Hacker News new | ask | show | jobs
by kavinsood 99 days ago
Hey Daniel, It is so awesome to see you here.

1. Spot on. This is the ceiling of text-based CRDTs. Since we last spoke, I fixed the structural side of renames by moving path authority onto stable IDs, but links inside the note body are still plain text, so concurrent rename-driven rewrites can duplicate.

I realised that this problem is uniquely painful in Obsidian because of the "Automatically update internal links" setting. Since people use obsidian as PKM, the app itself is making machine-edits. It turns this CRDT edge-case into a guaranteed anomaly, which is bad.

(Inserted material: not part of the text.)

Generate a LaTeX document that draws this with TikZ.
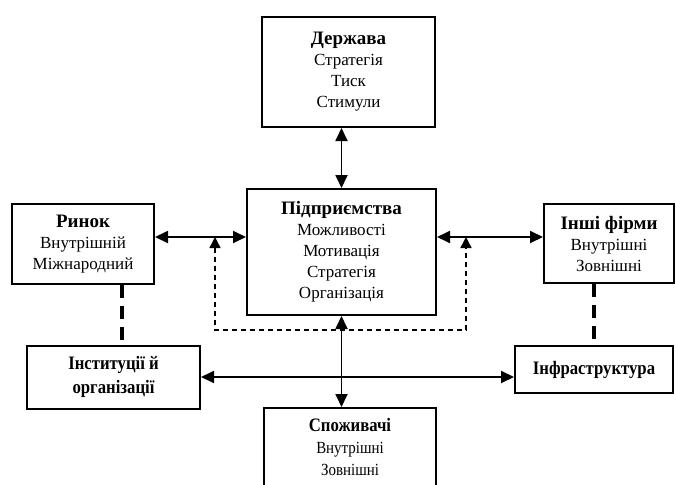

Notion can make this work because of their AST based DB afaik. I'm sure you've heard of Ink & Switch's Peritext but that's quite experimental (sidenote: keyhive by them is a possible solution to marrying E2EE and CRDTs).

I'm basically accepting this tradeoff semantic intent-loss in exchange for simplicity.

2. I love the 'intent fidelity spectrum' framing. What I have today is a good solution to the 'mechanical filesystem-bridge' problem - trailing-edge coalescing, self-echo suppression, and active-editor recovery, but not yet a full answer to the semantic merge problem.

Though, if I had to implement merge with LCA, I'd have to store historical snapshots locally per file. Currently, I'm not sharding Yjs per file, so that'd be quite inefficient. Though relay could easily instantiate a ghost (I see the wisdom in your architecture here!)

But also, LCA would halt on hard conflicts, taking away from the core promise of a CRDT. I think what UX is better (LCA or not) is debatable, but you cover the bases with DMP and conflict markers.

3. Ah, a competing sync layer is still the classic "please don't do that" configuration.

I retain tombstones for anti-resurrection correctness so they can blow up (though i'm exploring an epoch-fenced vacuum for tombstone GC). I do have automatic daily snapshots with recovery UI built into the plugin, that would be my best answer.

..

Mentally, a blocker for me to refactor to sharded Yjs is large offline cross-file structural changes like folder renames, do you try to preserve a vault-level consistency boundary, or do you let the file docs converge independently and hide the intermediate tearing?

I can tell that you've spent a lot of time in the deep end. I’ll bump our email thread too, would love to compare scars.

1 comments

We let docs converge independently. This is a problem for bases in the current sync engine, but something we're resolving soon with "continuous-background-sync". I think it is also more scalable and matches the file model better.

We landed on folder-level sync rather than vault-level sync, so we have a map CRDT that corresponds with each shared folder. In our model these CRDTs are the ones that can explode, whereas the doc-level ones can kind of be fixed up by dragging it out of the folder and back in again which grabs a new "inode" for it.

If I were to start again I think I'd try to build a file-based persistence layer based on prolly-trees to better adhere to the file-over-app philosophy.